Exploring Degenerative Diseases

Huntington’s Disease

Huntington’s Disease is an inherited neurodegenerative disease which causes damage to brain cells in the basal ganglia and cortex. It commonly occurs in people aged 35-55 years and results in movement, cognition and behaviour abnormalities.

Juvenile Huntington’s Disease accounts for approximately 6% of all cases, affecting those aged 20 years or younger.

Huntington’s Disease is characterised by ‘Chorea’; abnormal involuntary movement disorder. This can also affect speech, swallowing, posture and gait and often progresses to rigidity and dementia in the later stages.

Symptoms include:

  • Chorea (loss of range and function)
  • Rigidity (loss of range, immobility, contractures, deformity and pain)
  • Spasm (exaggerated movements, pain)
  • Speech abnormality (communication problems)
  • Swallowing problems (chest infection, aspiration / choking)

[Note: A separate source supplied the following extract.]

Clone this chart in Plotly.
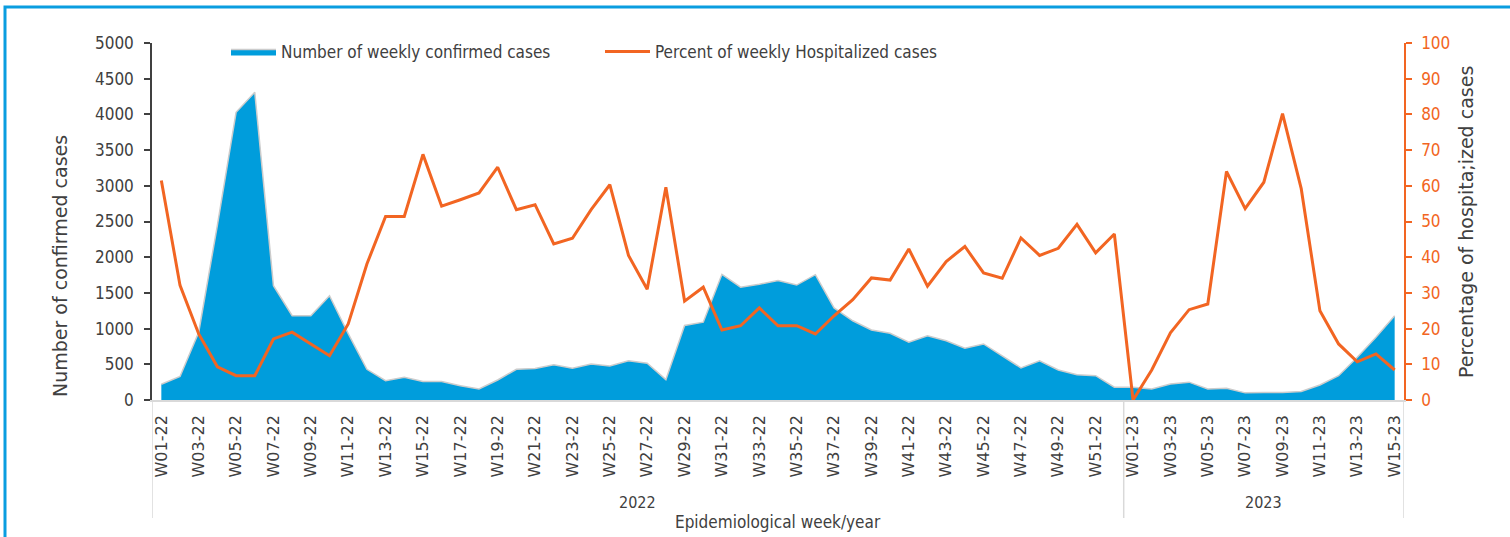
import plotly.graph_objects as go

# ---- data ----
weeks_2022 = [f"W{i:02d}-22" for i in range(1, 53)]
weeks_2023 = [f"W{i:02d}-23" for i in range(1, 16)]
years = ["2022"] * len(weeks_2022) + ["2023"] * len(weeks_2023)
weeks = weeks_2022 + weeks_2023

cases_2022 = [220, 330, 950, 2450, 4030, 4310, 1600, 1180, 1180, 1460,
              930, 430, 270, 320, 260, 260, 200, 155, 280, 430,
              440, 495, 445, 505, 475, 550, 515, 285, 1045, 1090,
              1760, 1580, 1620, 1675, 1610, 1755, 1290, 1110, 980, 935,
              810, 900, 830, 725, 785, 620, 450, 550, 420, 355,
              340, 180]
cases_2023 = [180, 155, 225, 250, 155, 165, 100, 105, 105, 120,
              210, 340, 600, 880, 1180]
pct_2022 = [61.5, 32.1, 18.5, 9.3, 6.8, 6.8, 17.1, 19.0, 15.7, 12.4,
            21.3, 38.1, 51.4, 51.4, 68.8, 54.3, 56.1, 58.0, 65.2, 53.3,
            54.7, 43.7, 45.3, 53.3, 60.3, 40.5, 31.0, 59.6, 27.7, 31.6,
            19.6, 20.8, 25.8, 20.8, 20.8, 18.5, 23.6, 28.1, 34.2, 33.6,
            42.3, 31.9, 38.8, 43.0, 35.6, 34.1, 45.4, 40.5, 42.5, 49.2,
            41.2, 46.5]
pct_2023 = [0.0, 8.4, 18.8, 25.3, 26.9, 64.0, 53.6, 61.0, 80.2, 59.2,
            25.0, 15.7, 10.7, 12.9, 8.4]
cases = cases_2022 + cases_2023
pct = pct_2022 + pct_2023
tick_labels = weeks[::2]
left_ticks = list(range(0, 5001, 500))
right_ticks = list(range(0, 101, 10))

BLUE = "#009ddc"
ORANGE = "#f26522"
TXT = "#404040"
NARROW = "DejaVu Sans Condensed, Liberation Sans Narrow, sans-serif"
WIDE = "DejaVu Sans, Verdana, sans-serif"

W, H = 1510, 537
L, R, T, B = 152, 106, 43, 137
pw, ph = W - L - R, H - T - B

def px_x(x):
    return (x - L) / pw

def px_y(y):
    return (H - B - y) / ph

fig = go.Figure()
fig.add_trace(go.Scatter(
    x=weeks, y=cases, name="Number of weekly confirmed cases",
    mode="lines", fill="tozeroy", fillcolor=BLUE,
    line=dict(color="#cccccc", width=1.5), yaxis="y"))
fig.add_trace(go.Scatter(
    x=weeks, y=pct, name="Percent of weekly Hospitalized cases",
    mode="lines", line=dict(color=ORANGE, width=3), yaxis="y2"))

# year group separators and labels
shapes = []
annotations = []
bounds = [-0.5]
year_names = []
for i, yv in enumerate(years):
    if i == 0 or yv != years[i - 1]:
        year_names.append(yv)
        if i > 0:
            bounds.append(i - 0.5)
bounds.append(len(years) - 0.5)
sep_y = px_y(518)
for b in bounds:
    shapes.append(dict(type="line", xref="x", yref="paper", x0=b, x1=b,
                       y0=0, y1=sep_y, line=dict(color="#d9d9d9", width=1.5)))
for k, yn in enumerate(year_names):
    annotations.append(dict(x=(bounds[k] + bounds[k + 1]) / 2, y=px_y(503),
                            xref="x", yref="paper", text=yn, showarrow=False,
                            xanchor="center", yanchor="middle",
                            font=dict(family=NARROW, size=16, color=TXT)))

# outer blue frame
shapes.append(dict(type="rect", xref="paper", yref="paper",
                   x0=px_x(5), x1=px_x(1540), y0=px_y(560), y1=px_y(7),
                   line=dict(color="#0a9de0", width=3), layer="below"))

annotations += [
    dict(x=px_x(60), y=px_y(266), xref="paper", yref="paper",
         text="Number of confirmed cases", textangle=-90, showarrow=False,
         xanchor="center", yanchor="middle",
         font=dict(family=WIDE, size=19, color=TXT)),
    dict(x=px_x(1466), y=px_y(222), xref="paper", yref="paper",
         text="Percentage of hospita;ized cases", textangle=-90, showarrow=False,
         xanchor="center", yanchor="middle",
         font=dict(family=WIDE, size=19, color=TXT)),
    dict(x=0.5, y=px_y(522), xref="paper", yref="paper",
         text="Epidemiological week/year", showarrow=False,
         xanchor="center", yanchor="middle",
         font=dict(family=NARROW, size=17, color=TXT)),
]

fig.update_layout(
    width=W, height=H,
    margin=dict(l=L, r=R, t=T, b=B, pad=0),
    paper_bgcolor="white", plot_bgcolor="white",
    showlegend=True,
    legend=dict(orientation="h", x=px_x(226), y=px_y(52), xanchor="left",
                yanchor="middle", font=dict(family=NARROW, size=17, color=TXT),
                bgcolor="rgba(0,0,0,0)", itemwidth=45, tracegroupgap=0,
                entrywidth=314),
    xaxis=dict(type="category", range=[-0.5, len(weeks) - 0.5],
               tickmode="array", tickvals=tick_labels, ticktext=tick_labels,
               tickangle=-90, tickfont=dict(family=WIDE, size=16, color=TXT),
               showline=True, linecolor="#d9d9d9", linewidth=1.5,
               ticks="outside", ticklen=7, tickcolor="rgba(0,0,0,0)",
               showgrid=False, zeroline=False),
    yaxis=dict(range=[0, 5000], tickmode="array", tickvals=left_ticks,
               showline=True, linecolor=TXT, linewidth=1.5,
               ticks="outside", ticklen=6, tickcolor=TXT, tickwidth=1.5,
               ticklabelstandoff=7,
               tickfont=dict(family=NARROW, size=17, color=TXT),
               showgrid=False, zeroline=False),
    yaxis2=dict(range=[0, 100], overlaying="y", side="right",
                tickmode="array", tickvals=right_ticks,
                showline=True, linecolor=ORANGE, linewidth=1.5,
                ticks="outside", ticklen=6, tickcolor=ORANGE, tickwidth=1.5,
                ticklabelstandoff=6,
                tickfont=dict(family=NARROW, size=17, color=ORANGE),
                showgrid=False, zeroline=False),
    shapes=shapes, annotations=annotations,
)

fig.write_html("out.html", config={"displayModeBar": False},
               post_script="document.body.style.margin='0';document.body.style.overflow='hidden';")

Physiotherapy is important for patients with Huntington’s Disease in order to help maintain patient independence for as long as possible. Physiotherapists can provide specific exercises to help maintain balance and mobility as well as postural awareness achieved through exercises performed in standing, sitting and lying. Treatment also includes relaxation techniques, moving / handling and positioning for comfort.